I find this a bit sinister:

Chinese wooing thinkers on right

Talks with hard-liners seen as part of a push to lift influence in US


Building on strengthening ties between China and the Bush administration, Chinese leaders are quietly wooing influential conservative think tanks in Washington.

A delegation from the educational arm of the Chinese Communist Party last month held back-to-back meetings with the American Enterprise Institute and the Heritage Foundation, incubators of conservative thought on everything from US foreign policy to taxation. The closed-door sessions, which were led in part by Republican Newt Gingrich, were unusual for their candor on such issues as Taiwan and China's growing AIDS problem, according to participants. The meetings revealed an increasingly confident China eager to discuss competing ideologies with hard-line American conservatives....

Members of the American Enterise Institute made the initial invitation. The delegation reciprocated by inviting Gingrich and institute president Christopher DeMuth to China....

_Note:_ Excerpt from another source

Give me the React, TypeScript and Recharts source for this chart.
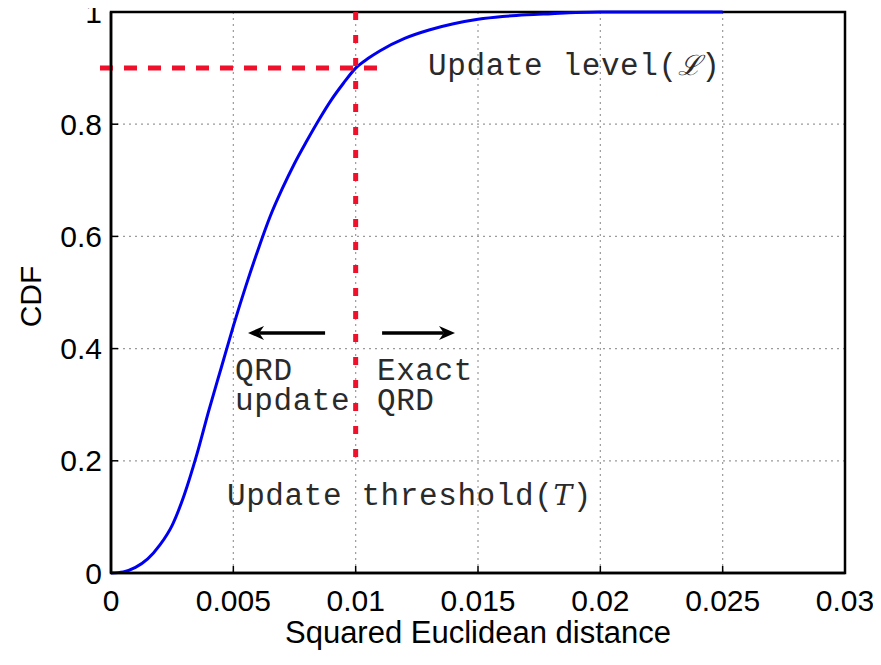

Kevin A. Hassett, an economist at the American Enterprise Institute who advised Senator John McCain, an Arizona Republican, during the 2000 presidential campaign, embraced China's argument that its $140 billion trade imbalance with the United States is a necessary but temporary price for economic growth in both countries.

"I do think the trade deficit issue is overblown," said Hassett.

...John Tkacik, an Asia specialist at the Heritage Foundation, said the meetings were "cordial and professional. I told them what I think, and they told us what they think." Tkacik had just returned from a visit to China where he lectured various official groups and universities on American conservatism.

"They were mostly interested in trying to figure out who's who in the American conservative movement and the difference between neocons and regular cons. No one convinced anyone of anything but they were happy to have us because Heritage paid for the whole thing."


--Boston Globe

The Chinese model is big business without democracy. Are we surprised that the people in power find it appealing?